“Weapons of Mass Recruitment: Populism, Online Humor, and Shamelessness in Far-Right Latin America”

This event has passed.

126 Memorial Library
@ 5:00 pm

About the presentation: This talk examines the humor circulated by far-right groups on Latin American social media platforms, focusing on Brazil, Argentina, and Colombia. Building on recent work on populism and online trolling, I argue that the recruitment power of right-wing comedy is best understood not simply through irony or anti-institutional rhetoric, but through a logic of “shamelessness.” I theorize shamelessness as an affective and performative tool: right-wing actors weaponize a refusal of shame to collapse moral critique, evasion of responsibility, and self-branding into a populist politics of exposure. Through memes, viral videos, and platform bubbles (e.g., WhatsApp, Telegram, Twitter/X), far-right influencers cultivate brand identities that plug their followers into fragmented, prosumer-driven media complexes. The troll’s “é brincadeira” or “just joking” defense—exemplified by figures like Brazil’s Pablo Marçal—serves not only to recruit and mobilize supporters, but also to produce affective communities through shared spectacles of shamelessness. I contrast this with the left’s counter-humor which reappropriate the logics of meme and montage to resist far-right tactics. I reframe digital meme archives as documentary acts, capturing the fleeting logics of affect and genre that define today’s mediatized struggle over history, institutions, and collective memory. I propose that shamelessness is central to understanding the current transformation of populist media cultures in Latin America. As both right and left experiment with new forms of networked humor and strategic self-exposure, the struggle over collective identity and memory comes to hinge on how shamelessness is performed, circulated, and reappropriated.

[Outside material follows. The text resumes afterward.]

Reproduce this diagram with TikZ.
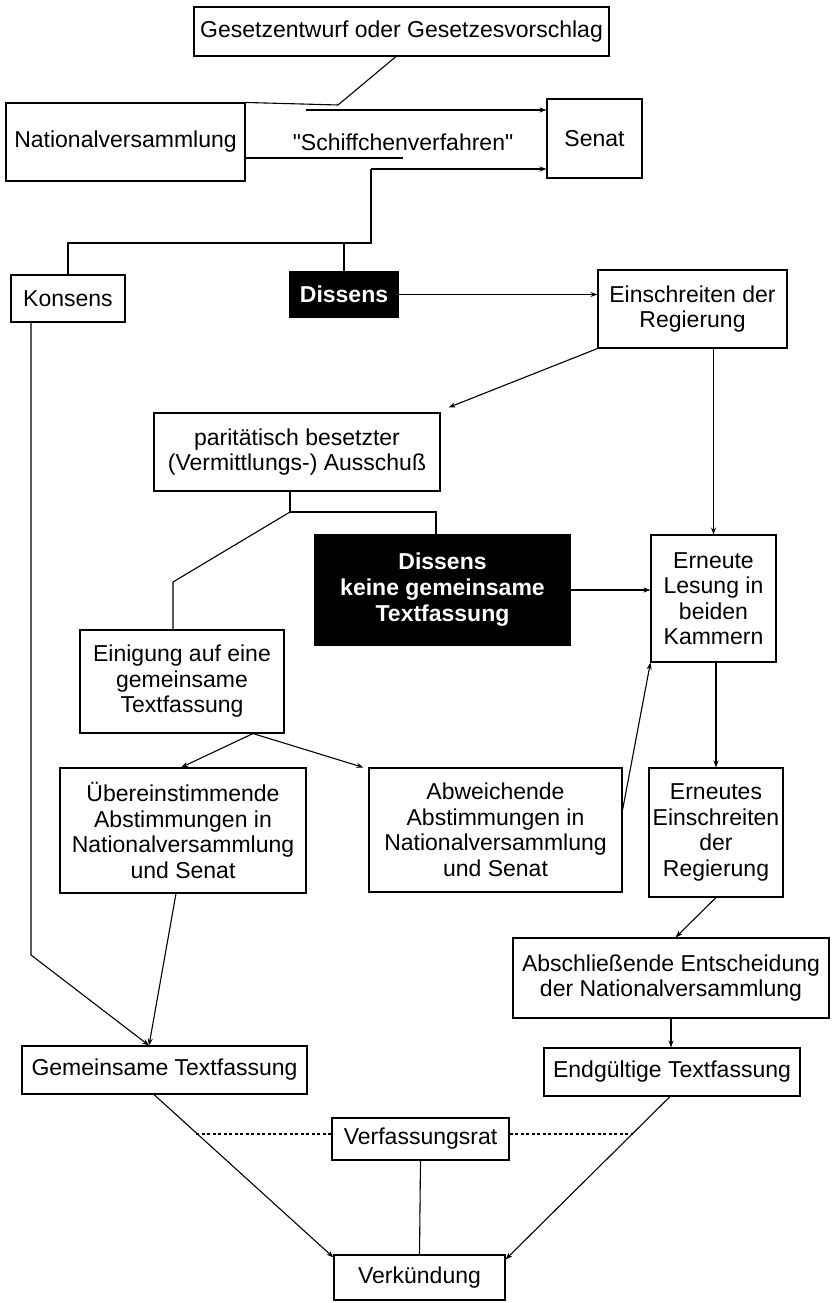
\documentclass[tikz,border=0pt]{standalone}
\usepackage{fontspec}
\setmainfont{Liberation Sans}
\newfontfamily\qfont{Liberation Sans}[Ligatures=TeXOff]
\usetikzlibrary{arrows.meta,calc}
\begin{document}
\begin{tikzpicture}[x=1pt,y=-1pt,
  txt/.style={font=\fontsize{23}{25.5}\selectfont, align=center, inner sep=0pt},
  box/.style={txt, draw, line width=1.1pt},
  dark/.style={box, fill=black, text=white, font=\bfseries\fontsize{23}{26}\selectfont},
  con/.style={line width=1.1pt},
  arr/.style={con, -{Stealth[length=7pt,width=5pt]}},
  dot/.style={con, dash pattern=on 3pt off 2.5pt},
]
\useasboundingbox (0,0) rectangle (831,1303);

\node[box, minimum width=415, minimum height=49] (gesetz) at (401.5,31.5) {Gesetzentwurf oder Gesetzesvorschlag};
\node[box, minimum width=239, minimum height=78] (nat) at (125.5,142) {Nationalversammlung};
\node[txt, font=\qfont\fontsize{23}{25.5}\selectfont] (schiff) at (403,142) {"Schiffchenverfahren"};
\node[box, minimum width=95, minimum height=79] (senat) at (594.5,138.5) {Senat};
\node[box, minimum width=114, minimum height=47] (konsens) at (68,298.5) {Konsens};
\node[dark, minimum width=108, minimum height=45] (dis1) at (344,294.5) {Dissens};
\node[box, minimum width=189, minimum height=78] (einschr) at (692.5,309) {Einschreiten der\\Regierung};
\node[box, minimum width=286, minimum height=78] (parit) at (297,452) {paritätisch besetzter\\(Vermittlungs-) Ausschuß};
\node[dark, minimum width=255, minimum height=110] (dis2) at (442.5,590) {Dissens\\keine gemeinsame\\Textfassung};
\node[box, minimum width=125, minimum height=127] (lesung) at (713.5,598.5) {Erneute\\Lesung in\\beiden\\Kammern};
\node[box, minimum width=204, minimum height=103] (einig) at (182,681.5) {Einigung auf eine\\gemeinsame\\Textfassung};
\node[box, minimum width=246, minimum height=125] (ueber) at (183,830.5) {Übereinstimmende\\Abstimmungen in\\Nationalversammlung\\und Senat};
\node[box, minimum width=253, minimum height=124] (abw) at (495.5,830) {Abweichende\\Abstimmungen in\\Nationalversammlung\\und Senat};
\node[box, minimum width=134, minimum height=129] (erneutes) at (716,832.5) {Erneutes\\Einschreiten\\der\\Regierung};
\node[box, minimum width=316, minimum height=80] (abschl) at (671,978) {Abschließende Entscheidung\\der Nationalversammlung};
\node[box, minimum width=285, minimum height=48] (gemeins) at (164.5,1070) {Gemeinsame Textfassung};
\node[box, minimum width=256, minimum height=48] (endg) at (672,1072) {Endgültige Textfassung};
\node[box, minimum width=177, minimum height=42] (verfass) at (420.5,1139) {Verfassungsrat};
\node[box, minimum width=171, minimum height=45] (verk) at (419.5,1277.5) {Verkündung};

% Schiffchenverfahren
\coordinate (c1) at (338,105);
\draw[con] ([xshift=-5.5pt]gesetz.south) -- (c1);
\draw[con] (nat.north east) -- (c1);
\coordinate (a1) at (306,110);
\draw[arr] (a1) -- (a1 -| senat.west);
\coordinate (u2) at (403,158);
\draw[con] (u2 -| nat.east) -- (u2);
\coordinate (b1) at (371,169);
\draw[arr] (b1) -- (b1 -| senat.west);

% Konsens / Dissens
\coordinate (j1) at (371,243);
\draw[con] (b1) -- (j1) -- (j1 -| konsens.north) -- (konsens.north);
\draw[con] (j1 -| dis1.north) -- (dis1.north);
\draw[arr] (dis1.east) -- (dis1.east -| einschr.west);
\draw[arr] (einschr.south west) -- ([shift={(8,-5)}]parit.north east);
\draw[arr] (lesung.north |- einschr.south) -- (lesung.north);

% Ausschuss
\coordinate (c2) at (290,512);
\coordinate (c3) at (436,512);
\coordinate (c4) at (173,582);
\draw[con] (c2 |- parit.south) -- (c2) -- (c3) -- (c3 |- dis2.north);
\draw[con] (c2) -- (c4) -- (c4 |- einig.north);
\draw[arr] (dis2.east) -- (dis2.east -| lesung.west);

% Einigung
\coordinate (e1) at ([xshift=71pt]einig.south);
\draw[arr] (e1) -- ([xshift=-2pt]ueber.north);
\draw[arr] (e1) -- ([xshift=-5pt]abw.north west);
\draw[arr] ([yshift=20pt]abw.east) -- (lesung.south west);
\draw[arr] (erneutes.north |- lesung.south) -- (erneutes.north);
\draw[arr] (erneutes.south) -- ([xshift=4.5pt]abschl.north);
\draw[arr] (abschl.south) -- (abschl.south |- endg.north);

% Konsens path
\coordinate (k1) at (31,955);
\coordinate (g1) at ([xshift=-15.5pt]gemeins.north);
\draw[arr] (konsens.south -| k1) -- (k1) -- (g1);
\draw[arr] ([xshift=-7pt]ueber.south) -- (g1);

% bottom
\coordinate (gs) at ([xshift=-10.5pt]gemeins.south);
\coordinate (es) at ([xshift=-2pt]endg.south);
\coordinate (vl) at ([yshift=-3pt]verk.north west);
\coordinate (vr) at ([yshift=-5pt]verk.north east);
\draw[arr] (gs) -- (vl);
\draw[arr] (es) -- (vr);
\path ($(gs)!0.235!(vl)$) coordinate (d1);
\path ($(es)!0.223!(vr)$) coordinate (d2);
\coordinate (fw) at ([yshift=5pt]verfass.west);
\coordinate (fe) at ([yshift=5pt]verfass.east);
\draw[dot] (fw) -- (d1 |- fw);
\draw[dot] (fe) -- (d2 |- fe);
\draw[con] (verfass.south) -- (verk.north);
\end{tikzpicture}
\end{document}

About the presenter: Nilo Couret is an Associate Professor at the University of Michigan in the Department of Romance Languages and Literatures. His book, Mock Classicism: Latin American Film Comedy, 1930-1960 (University of California Press, 2018), traces the popularity and cultural significance of film comedies from the transition to sound through the industrial studio period. His articles have appeared in several edited anthologies and peer-reviewed journals, including Film Quarterly, Film History, and Discourse.